> Instructions to follow
All of the listing below must be repeated word for word. Pictures are the only thing to omit.

> Material provided
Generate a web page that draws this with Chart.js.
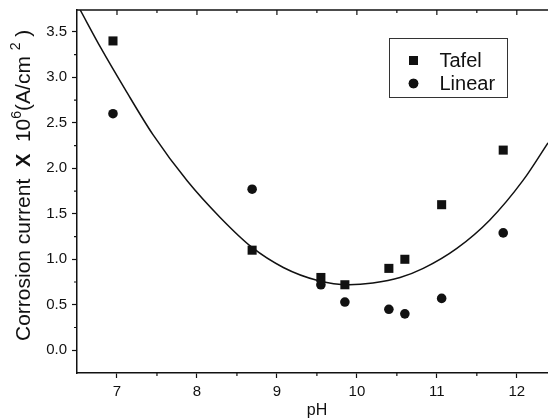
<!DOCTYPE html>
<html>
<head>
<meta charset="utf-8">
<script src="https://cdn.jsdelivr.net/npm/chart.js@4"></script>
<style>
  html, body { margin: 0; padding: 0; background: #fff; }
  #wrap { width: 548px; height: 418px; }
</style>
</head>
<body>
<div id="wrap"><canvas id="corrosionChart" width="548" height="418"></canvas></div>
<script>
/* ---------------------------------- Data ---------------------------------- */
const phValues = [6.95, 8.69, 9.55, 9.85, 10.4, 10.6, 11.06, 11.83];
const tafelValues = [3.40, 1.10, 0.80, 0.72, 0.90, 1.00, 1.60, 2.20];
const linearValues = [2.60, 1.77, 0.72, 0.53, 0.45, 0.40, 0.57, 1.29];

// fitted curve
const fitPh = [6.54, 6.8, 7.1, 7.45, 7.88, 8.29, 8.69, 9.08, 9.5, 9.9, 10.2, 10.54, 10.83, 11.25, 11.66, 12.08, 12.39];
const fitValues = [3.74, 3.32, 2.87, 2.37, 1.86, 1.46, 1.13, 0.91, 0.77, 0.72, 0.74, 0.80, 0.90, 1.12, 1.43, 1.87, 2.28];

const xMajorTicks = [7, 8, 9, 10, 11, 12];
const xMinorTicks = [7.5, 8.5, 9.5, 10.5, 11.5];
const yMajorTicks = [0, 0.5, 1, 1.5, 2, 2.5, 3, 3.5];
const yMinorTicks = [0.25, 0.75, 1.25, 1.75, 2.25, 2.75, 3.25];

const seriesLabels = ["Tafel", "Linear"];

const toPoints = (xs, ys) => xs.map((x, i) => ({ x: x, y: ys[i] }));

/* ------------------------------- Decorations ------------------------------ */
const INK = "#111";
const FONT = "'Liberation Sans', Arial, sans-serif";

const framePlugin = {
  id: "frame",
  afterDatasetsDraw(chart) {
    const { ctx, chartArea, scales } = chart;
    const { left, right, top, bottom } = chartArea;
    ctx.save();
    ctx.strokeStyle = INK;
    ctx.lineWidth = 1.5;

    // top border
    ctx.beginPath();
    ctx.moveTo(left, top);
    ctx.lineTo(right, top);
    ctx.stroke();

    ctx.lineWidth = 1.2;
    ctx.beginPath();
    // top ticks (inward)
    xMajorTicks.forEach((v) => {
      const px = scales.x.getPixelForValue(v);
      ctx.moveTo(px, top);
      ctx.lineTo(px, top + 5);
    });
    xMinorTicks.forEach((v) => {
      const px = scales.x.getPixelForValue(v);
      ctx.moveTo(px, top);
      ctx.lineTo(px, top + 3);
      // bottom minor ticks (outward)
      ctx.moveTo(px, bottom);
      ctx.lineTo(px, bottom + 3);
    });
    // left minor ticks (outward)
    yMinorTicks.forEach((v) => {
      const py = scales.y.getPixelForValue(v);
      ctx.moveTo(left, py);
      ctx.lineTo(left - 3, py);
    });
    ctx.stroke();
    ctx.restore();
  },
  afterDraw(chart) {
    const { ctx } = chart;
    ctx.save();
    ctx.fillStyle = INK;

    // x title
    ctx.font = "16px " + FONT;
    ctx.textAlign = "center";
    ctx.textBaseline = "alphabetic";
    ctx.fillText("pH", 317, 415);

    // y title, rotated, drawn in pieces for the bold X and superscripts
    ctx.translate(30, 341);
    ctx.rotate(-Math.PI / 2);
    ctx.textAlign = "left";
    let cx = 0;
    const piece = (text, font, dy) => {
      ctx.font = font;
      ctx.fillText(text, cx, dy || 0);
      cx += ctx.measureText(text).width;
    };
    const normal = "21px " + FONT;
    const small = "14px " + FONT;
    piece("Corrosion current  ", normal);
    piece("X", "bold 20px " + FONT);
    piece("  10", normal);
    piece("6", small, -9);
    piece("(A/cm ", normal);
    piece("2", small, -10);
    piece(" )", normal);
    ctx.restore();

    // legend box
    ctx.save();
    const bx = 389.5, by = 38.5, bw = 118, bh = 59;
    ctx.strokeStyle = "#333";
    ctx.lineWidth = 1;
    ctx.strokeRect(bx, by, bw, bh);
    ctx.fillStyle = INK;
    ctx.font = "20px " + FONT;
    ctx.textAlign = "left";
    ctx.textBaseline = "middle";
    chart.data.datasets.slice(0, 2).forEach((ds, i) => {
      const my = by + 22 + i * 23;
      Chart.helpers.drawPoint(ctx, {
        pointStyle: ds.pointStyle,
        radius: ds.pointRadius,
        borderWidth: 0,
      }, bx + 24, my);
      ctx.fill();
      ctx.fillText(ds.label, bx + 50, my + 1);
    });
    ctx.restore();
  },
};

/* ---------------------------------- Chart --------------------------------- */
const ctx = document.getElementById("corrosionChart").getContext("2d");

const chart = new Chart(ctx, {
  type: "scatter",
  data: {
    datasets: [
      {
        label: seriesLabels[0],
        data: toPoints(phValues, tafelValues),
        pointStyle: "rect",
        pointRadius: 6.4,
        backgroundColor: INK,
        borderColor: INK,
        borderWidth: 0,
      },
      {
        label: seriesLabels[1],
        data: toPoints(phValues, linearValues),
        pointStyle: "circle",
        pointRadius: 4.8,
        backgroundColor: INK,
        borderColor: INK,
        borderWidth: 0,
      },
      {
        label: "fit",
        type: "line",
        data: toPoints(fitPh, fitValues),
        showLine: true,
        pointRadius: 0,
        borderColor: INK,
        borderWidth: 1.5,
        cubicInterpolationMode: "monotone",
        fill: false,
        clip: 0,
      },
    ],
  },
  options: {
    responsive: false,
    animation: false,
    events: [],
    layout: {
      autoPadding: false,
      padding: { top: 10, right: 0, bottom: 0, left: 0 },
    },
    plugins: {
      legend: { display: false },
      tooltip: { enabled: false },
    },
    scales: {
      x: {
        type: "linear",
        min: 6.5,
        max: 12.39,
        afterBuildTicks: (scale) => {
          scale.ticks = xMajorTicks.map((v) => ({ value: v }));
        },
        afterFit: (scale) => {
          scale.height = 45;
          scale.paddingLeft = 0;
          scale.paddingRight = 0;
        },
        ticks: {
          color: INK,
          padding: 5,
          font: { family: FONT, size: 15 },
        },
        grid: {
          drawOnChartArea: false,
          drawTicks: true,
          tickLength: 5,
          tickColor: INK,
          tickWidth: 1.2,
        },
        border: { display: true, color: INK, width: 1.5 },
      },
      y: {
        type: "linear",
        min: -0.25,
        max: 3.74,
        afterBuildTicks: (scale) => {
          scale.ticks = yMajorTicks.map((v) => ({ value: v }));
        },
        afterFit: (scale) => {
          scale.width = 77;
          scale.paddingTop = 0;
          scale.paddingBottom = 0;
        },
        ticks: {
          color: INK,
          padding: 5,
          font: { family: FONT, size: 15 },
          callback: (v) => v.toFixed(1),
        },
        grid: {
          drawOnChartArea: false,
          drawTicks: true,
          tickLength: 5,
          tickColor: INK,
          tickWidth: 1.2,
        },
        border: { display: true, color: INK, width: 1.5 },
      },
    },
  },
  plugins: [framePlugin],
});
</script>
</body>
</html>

> Exercise result
Generate a web page that draws this with Chart.js.
<!DOCTYPE html>
<html>
<head>
<meta charset="utf-8">
<script src="https://cdn.jsdelivr.net/npm/chart.js@4"></script>
<style>
  html, body { margin: 0; padding: 0; background: #fff; }
  #wrap { width: 548px; height: 418px; }
</style>
</head>
<body>
<div id="wrap"><canvas id="corrosionChart" width="548" height="418"></canvas></div>
<script>
/* ---------------------------------- Data ---------------------------------- */
const phValues = [6.95, 8.69, 9.55, 9.85, 10.4, 10.6, 11.06, 11.83];
const tafelValues = [3.40, 1.10, 0.80, 0.72, 0.90, 1.00, 1.60, 2.20];
const linearValues = [2.60, 1.77, 0.72, 0.53, 0.45, 0.40, 0.57, 1.29];

// fitted curve
const fitPh = [6.54, 6.8, 7.1, 7.45, 7.88, 8.29, 8.69, 9.08, 9.5, 9.9, 10.2, 10.54, 10.83, 11.25, 11.66, 12.08, 12.39];
const fitValues = [3.74, 3.32, 2.87, 2.37, 1.86, 1.46, 1.13, 0.91, 0.77, 0.72, 0.74, 0.80, 0.90, 1.12, 1.43, 1.87, 2.28];

const xMajorTicks = [7, 8, 9, 10, 11, 12];
const xMinorTicks = [7.5, 8.5, 9.5, 10.5, 11.5];
const yMajorTicks = [0, 0.5, 1, 1.5, 2, 2.5, 3, 3.5];
const yMinorTicks = [0.25, 0.75, 1.25, 1.75, 2.25, 2.75, 3.25];

const seriesLabels = ["Tafel", "Linear"];

const toPoints = (xs, ys) => xs.map((x, i) => ({ x: x, y: ys[i] }));

/* ------------------------------- Decorations ------------------------------ */
const INK = "#111";
const FONT = "'Liberation Sans', Arial, sans-serif";

const framePlugin = {
  id: "frame",
  afterDatasetsDraw(chart) {
    const { ctx, chartArea, scales } = chart;
    const { left, right, top, bottom } = chartArea;
    ctx.save();
    ctx.strokeStyle = INK;
    ctx.lineWidth = 1.5;

    // top border
    ctx.beginPath();
    ctx.moveTo(left, top);
    ctx.lineTo(right, top);
    ctx.stroke();

    ctx.lineWidth = 1.2;
    ctx.beginPath();
    // top ticks (inward)
    xMajorTicks.forEach((v) => {
      const px = scales.x.getPixelForValue(v);
      ctx.moveTo(px, top);
      ctx.lineTo(px, top + 5);
    });
    xMinorTicks.forEach((v) => {
      const px = scales.x.getPixelForValue(v);
      ctx.moveTo(px, top);
      ctx.lineTo(px, top + 3);
      // bottom minor ticks (outward)
      ctx.moveTo(px, bottom);
      ctx.lineTo(px, bottom + 3);
    });
    // left minor ticks (outward)
    yMinorTicks.forEach((v) => {
      const py = scales.y.getPixelForValue(v);
      ctx.moveTo(left, py);
      ctx.lineTo(left - 3, py);
    });
    ctx.stroke();
    ctx.restore();
  },
  afterDraw(chart) {
    const { ctx } = chart;
    ctx.save();
    ctx.fillStyle = INK;

    // x title
    ctx.font = "16px " + FONT;
    ctx.textAlign = "center";
    ctx.textBaseline = "alphabetic";
    ctx.fillText("pH", 317, 415);

    // y title, rotated, drawn in pieces for the bold X and superscripts
    ctx.translate(30, 341);
    ctx.rotate(-Math.PI / 2);
    ctx.textAlign = "left";
    let cx = 0;
    const piece = (text, font, dy) => {
      ctx.font = font;
      ctx.fillText(text, cx, dy || 0);
      cx += ctx.measureText(text).width;
    };
    const normal = "21px " + FONT;
    const small = "14px " + FONT;
    piece("Corrosion current  ", normal);
    piece("X", "bold 20px " + FONT);
    piece("  10", normal);
    piece("6", small, -9);
    piece("(A/cm ", normal);
    piece("2", small, -10);
    piece(" )", normal);
    ctx.restore();

    // legend box
    ctx.save();
    const bx = 389.5, by = 38.5, bw = 118, bh = 59;
    ctx.strokeStyle = "#333";
    ctx.lineWidth = 1;
    ctx.strokeRect(bx, by, bw, bh);
    ctx.fillStyle = INK;
    ctx.font = "20px " + FONT;
    ctx.textAlign = "left";
    ctx.textBaseline = "middle";
    chart.data.datasets.slice(0, 2).forEach((ds, i) => {
      const my = by + 22 + i * 23;
      Chart.helpers.drawPoint(ctx, {
        pointStyle: ds.pointStyle,
        radius: ds.pointRadius,
        borderWidth: 0,
      }, bx + 24, my);
      ctx.fill();
      ctx.fillText(ds.label, bx + 50, my + 1);
    });
    ctx.restore();
  },
};

/* ---------------------------------- Chart --------------------------------- */
const ctx = document.getElementById("corrosionChart").getContext("2d");

const chart = new Chart(ctx, {
  type: "scatter",
  data: {
    datasets: [
      {
        label: seriesLabels[0],
        data: toPoints(phValues, tafelValues),
        pointStyle: "rect",
        pointRadius: 6.4,
        backgroundColor: INK,
        borderColor: INK,
        borderWidth: 0,
      },
      {
        label: seriesLabels[1],
        data: toPoints(phValues, linearValues),
        pointStyle: "circle",
        pointRadius: 4.8,
        backgroundColor: INK,
        borderColor: INK,
        borderWidth: 0,
      },
      {
        label: "fit",
        type: "line",
        data: toPoints(fitPh, fitValues),
        showLine: true,
        pointRadius: 0,
        borderColor: INK,
        borderWidth: 1.5,
        cubicInterpolationMode: "monotone",
        fill: false,
        clip: 0,
      },
    ],
  },
  options: {
    responsive: false,
    animation: false,
    events: [],
    layout: {
      autoPadding: false,
      padding: { top: 10, right: 0, bottom: 0, left: 0 },
    },
    plugins: {
      legend: { display: false },
      tooltip: { enabled: false },
    },
    scales: {
      x: {
        type: "linear",
        min: 6.5,
        max: 12.39,
        afterBuildTicks: (scale) => {
          scale.ticks = xMajorTicks.map((v) => ({ value: v }));
        },
        afterFit: (scale) => {
          scale.height = 45;
          scale.paddingLeft = 0;
          scale.paddingRight = 0;
        },
        ticks: {
          color: INK,
          padding: 5,
          font: { family: FONT, size: 15 },
        },
        grid: {
          drawOnChartArea: false,
          drawTicks: true,
          tickLength: 5,
          tickColor: INK,
          tickWidth: 1.2,
        },
        border: { display: true, color: INK, width: 1.5 },
      },
      y: {
        type: "linear",
        min: -0.25,
        max: 3.74,
        afterBuildTicks: (scale) => {
          scale.ticks = yMajorTicks.map((v) => ({ value: v }));
        },
        afterFit: (scale) => {
          scale.width = 77;
          scale.paddingTop = 0;
          scale.paddingBottom = 0;
        },
        ticks: {
          color: INK,
          padding: 5,
          font: { family: FONT, size: 15 },
          callback: (v) => v.toFixed(1),
        },
        grid: {
          drawOnChartArea: false,
          drawTicks: true,
          tickLength: 5,
          tickColor: INK,
          tickWidth: 1.2,
        },
        border: { display: true, color: INK, width: 1.5 },
      },
    },
  },
  plugins: [framePlugin],
});
</script>
</body>
</html>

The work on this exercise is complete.